## REQUIREMENT
Skip the pictures. Set down, word for word, the lines from the start of the material up to and including the line with "9', 'ALMA 10'];".
-=-=-
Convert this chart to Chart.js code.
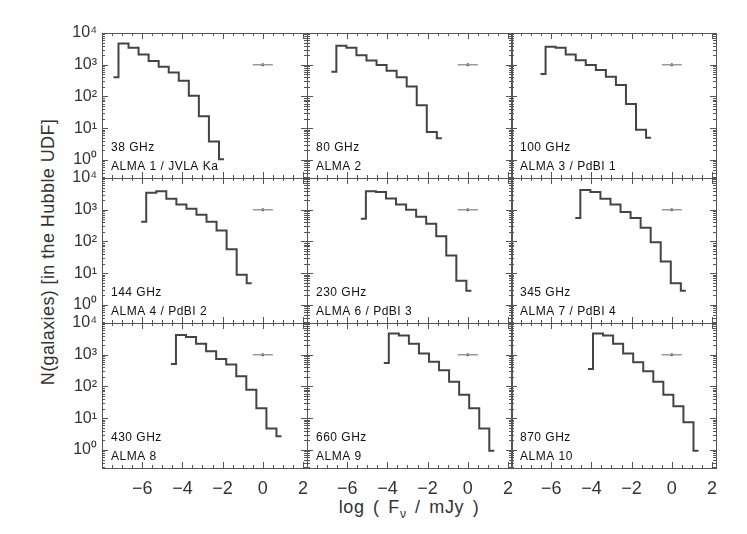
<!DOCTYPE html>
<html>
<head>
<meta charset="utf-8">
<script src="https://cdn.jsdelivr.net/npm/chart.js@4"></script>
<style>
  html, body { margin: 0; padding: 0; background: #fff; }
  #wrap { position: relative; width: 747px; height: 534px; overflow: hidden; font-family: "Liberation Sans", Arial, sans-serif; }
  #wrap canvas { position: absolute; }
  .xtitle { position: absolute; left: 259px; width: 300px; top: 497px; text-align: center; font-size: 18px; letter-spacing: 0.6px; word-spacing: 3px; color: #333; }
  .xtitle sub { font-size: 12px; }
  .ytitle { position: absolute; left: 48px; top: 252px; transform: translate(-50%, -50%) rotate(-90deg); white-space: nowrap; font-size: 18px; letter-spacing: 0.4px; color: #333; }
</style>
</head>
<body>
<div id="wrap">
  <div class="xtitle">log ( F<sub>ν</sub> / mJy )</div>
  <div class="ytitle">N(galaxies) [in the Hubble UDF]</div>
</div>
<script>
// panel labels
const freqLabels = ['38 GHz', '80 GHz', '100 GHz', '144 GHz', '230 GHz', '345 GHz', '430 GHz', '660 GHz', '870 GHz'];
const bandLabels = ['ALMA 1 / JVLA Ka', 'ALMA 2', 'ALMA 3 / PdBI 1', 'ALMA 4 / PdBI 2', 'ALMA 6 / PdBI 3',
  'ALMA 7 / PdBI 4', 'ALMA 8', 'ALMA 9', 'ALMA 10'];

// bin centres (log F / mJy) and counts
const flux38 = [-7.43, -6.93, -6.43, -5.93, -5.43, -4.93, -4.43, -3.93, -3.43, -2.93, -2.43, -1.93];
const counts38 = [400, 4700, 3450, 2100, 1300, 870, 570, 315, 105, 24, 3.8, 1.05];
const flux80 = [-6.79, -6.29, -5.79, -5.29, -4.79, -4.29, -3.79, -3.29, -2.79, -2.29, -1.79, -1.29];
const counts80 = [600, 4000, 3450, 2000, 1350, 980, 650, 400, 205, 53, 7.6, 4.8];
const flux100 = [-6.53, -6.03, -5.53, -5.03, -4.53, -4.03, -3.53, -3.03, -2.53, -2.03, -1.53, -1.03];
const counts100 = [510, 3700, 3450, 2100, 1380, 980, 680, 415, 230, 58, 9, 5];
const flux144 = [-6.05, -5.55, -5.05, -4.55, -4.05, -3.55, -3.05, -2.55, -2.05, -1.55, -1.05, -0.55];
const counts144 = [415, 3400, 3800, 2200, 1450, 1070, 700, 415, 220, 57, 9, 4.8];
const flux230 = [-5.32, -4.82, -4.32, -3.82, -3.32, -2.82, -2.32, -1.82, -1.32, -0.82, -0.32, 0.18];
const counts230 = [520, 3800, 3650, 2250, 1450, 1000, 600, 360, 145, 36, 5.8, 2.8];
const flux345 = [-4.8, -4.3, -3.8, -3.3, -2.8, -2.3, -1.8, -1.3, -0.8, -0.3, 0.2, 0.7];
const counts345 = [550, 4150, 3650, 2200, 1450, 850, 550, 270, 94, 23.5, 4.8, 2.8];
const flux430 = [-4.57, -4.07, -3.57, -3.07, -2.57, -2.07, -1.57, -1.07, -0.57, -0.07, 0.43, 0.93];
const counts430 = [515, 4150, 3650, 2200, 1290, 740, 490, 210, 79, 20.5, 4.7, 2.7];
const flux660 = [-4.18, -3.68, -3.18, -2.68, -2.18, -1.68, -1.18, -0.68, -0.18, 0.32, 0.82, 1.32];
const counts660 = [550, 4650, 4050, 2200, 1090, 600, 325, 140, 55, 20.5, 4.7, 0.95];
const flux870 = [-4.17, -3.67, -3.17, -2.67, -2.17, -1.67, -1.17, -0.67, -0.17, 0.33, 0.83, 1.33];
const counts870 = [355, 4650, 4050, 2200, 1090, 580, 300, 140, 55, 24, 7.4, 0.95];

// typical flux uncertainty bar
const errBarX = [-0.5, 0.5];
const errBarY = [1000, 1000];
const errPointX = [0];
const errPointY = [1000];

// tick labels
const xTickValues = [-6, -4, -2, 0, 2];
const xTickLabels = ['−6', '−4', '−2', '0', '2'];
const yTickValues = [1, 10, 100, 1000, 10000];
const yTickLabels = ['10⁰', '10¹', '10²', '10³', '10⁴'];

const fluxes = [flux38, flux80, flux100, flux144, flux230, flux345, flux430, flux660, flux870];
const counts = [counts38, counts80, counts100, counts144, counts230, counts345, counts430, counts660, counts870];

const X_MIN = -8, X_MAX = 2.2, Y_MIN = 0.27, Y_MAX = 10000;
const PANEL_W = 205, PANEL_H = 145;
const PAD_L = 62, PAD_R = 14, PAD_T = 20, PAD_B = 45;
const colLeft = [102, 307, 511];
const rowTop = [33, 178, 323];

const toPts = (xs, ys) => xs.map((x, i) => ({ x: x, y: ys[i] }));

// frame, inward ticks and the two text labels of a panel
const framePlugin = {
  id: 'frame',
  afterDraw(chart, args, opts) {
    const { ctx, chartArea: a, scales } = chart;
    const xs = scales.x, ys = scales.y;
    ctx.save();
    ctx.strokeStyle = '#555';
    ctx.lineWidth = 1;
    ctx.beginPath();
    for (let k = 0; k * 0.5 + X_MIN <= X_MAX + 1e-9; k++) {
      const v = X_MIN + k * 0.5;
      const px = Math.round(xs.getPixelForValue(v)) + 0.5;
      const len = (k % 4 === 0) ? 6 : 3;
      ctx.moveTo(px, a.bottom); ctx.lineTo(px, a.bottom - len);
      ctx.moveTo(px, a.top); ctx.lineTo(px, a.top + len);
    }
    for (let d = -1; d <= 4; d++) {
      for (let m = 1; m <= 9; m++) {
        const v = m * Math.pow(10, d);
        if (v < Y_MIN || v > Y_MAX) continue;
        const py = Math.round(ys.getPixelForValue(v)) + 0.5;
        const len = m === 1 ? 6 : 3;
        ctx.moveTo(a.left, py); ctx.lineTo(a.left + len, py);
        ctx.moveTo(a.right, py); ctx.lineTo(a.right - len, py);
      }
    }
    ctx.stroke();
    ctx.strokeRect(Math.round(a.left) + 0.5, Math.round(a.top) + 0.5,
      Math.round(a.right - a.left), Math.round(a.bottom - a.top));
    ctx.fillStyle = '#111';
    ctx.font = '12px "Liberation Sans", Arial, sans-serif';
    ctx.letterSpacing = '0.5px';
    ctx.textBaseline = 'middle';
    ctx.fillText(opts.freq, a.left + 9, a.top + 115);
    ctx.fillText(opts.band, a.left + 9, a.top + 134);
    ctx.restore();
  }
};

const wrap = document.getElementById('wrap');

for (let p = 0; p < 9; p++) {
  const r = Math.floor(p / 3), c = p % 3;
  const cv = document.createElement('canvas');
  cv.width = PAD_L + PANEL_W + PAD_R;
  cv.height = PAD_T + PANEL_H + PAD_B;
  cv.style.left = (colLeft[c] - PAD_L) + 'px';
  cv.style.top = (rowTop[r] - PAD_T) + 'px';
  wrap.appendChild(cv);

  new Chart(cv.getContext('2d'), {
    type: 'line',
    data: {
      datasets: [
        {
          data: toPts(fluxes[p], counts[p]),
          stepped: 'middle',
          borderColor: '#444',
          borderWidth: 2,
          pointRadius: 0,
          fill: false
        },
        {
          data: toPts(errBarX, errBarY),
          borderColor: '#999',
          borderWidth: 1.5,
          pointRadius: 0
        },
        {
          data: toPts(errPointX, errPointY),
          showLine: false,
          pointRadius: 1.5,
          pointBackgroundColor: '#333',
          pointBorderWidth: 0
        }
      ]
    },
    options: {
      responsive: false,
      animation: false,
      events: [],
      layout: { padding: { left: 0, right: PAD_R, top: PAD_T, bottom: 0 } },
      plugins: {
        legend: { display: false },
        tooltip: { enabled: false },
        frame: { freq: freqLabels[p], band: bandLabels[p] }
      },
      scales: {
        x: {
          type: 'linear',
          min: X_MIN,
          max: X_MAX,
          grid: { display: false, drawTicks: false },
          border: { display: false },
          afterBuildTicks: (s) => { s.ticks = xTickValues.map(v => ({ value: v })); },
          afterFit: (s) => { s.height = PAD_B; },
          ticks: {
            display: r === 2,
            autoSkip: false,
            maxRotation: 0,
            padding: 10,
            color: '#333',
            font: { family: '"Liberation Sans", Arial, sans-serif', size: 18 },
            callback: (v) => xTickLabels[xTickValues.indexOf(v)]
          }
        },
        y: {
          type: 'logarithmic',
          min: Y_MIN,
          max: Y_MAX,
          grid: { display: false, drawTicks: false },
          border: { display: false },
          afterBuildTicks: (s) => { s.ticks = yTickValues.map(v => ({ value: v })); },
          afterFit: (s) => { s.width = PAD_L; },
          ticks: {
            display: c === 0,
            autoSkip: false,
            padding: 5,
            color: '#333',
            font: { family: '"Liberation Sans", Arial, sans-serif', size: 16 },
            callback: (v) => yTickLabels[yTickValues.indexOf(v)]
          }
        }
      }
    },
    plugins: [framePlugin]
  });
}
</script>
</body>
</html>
-=-=-
## PROBLEM SOLUTION
Convert this chart to Chart.js code.
<!DOCTYPE html>
<html>
<head>
<meta charset="utf-8">
<script src="https://cdn.jsdelivr.net/npm/chart.js@4"></script>
<style>
  html, body { margin: 0; padding: 0; background: #fff; }
  #wrap { position: relative; width: 747px; height: 534px; overflow: hidden; font-family: "Liberation Sans", Arial, sans-serif; }
  #wrap canvas { position: absolute; }
  .xtitle { position: absolute; left: 259px; width: 300px; top: 497px; text-align: center; font-size: 18px; letter-spacing: 0.6px; word-spacing: 3px; color: #333; }
  .xtitle sub { font-size: 12px; }
  .ytitle { position: absolute; left: 48px; top: 252px; transform: translate(-50%, -50%) rotate(-90deg); white-space: nowrap; font-size: 18px; letter-spacing: 0.4px; color: #333; }
</style>
</head>
<body>
<div id="wrap">
  <div class="xtitle">log ( F<sub>ν</sub> / mJy )</div>
  <div class="ytitle">N(galaxies) [in the Hubble UDF]</div>
</div>
<script>
// panel labels
const freqLabels = ['38 GHz', '80 GHz', '100 GHz', '144 GHz', '230 GHz', '345 GHz', '430 GHz', '660 GHz', '870 GHz'];
const bandLabels = ['ALMA 1 / JVLA Ka', 'ALMA 2', 'ALMA 3 / PdBI 1', 'ALMA 4 / PdBI 2', 'ALMA 6 / PdBI 3',
  'ALMA 7 / PdBI 4', 'ALMA 8', 'ALMA 9', 'ALMA 10'];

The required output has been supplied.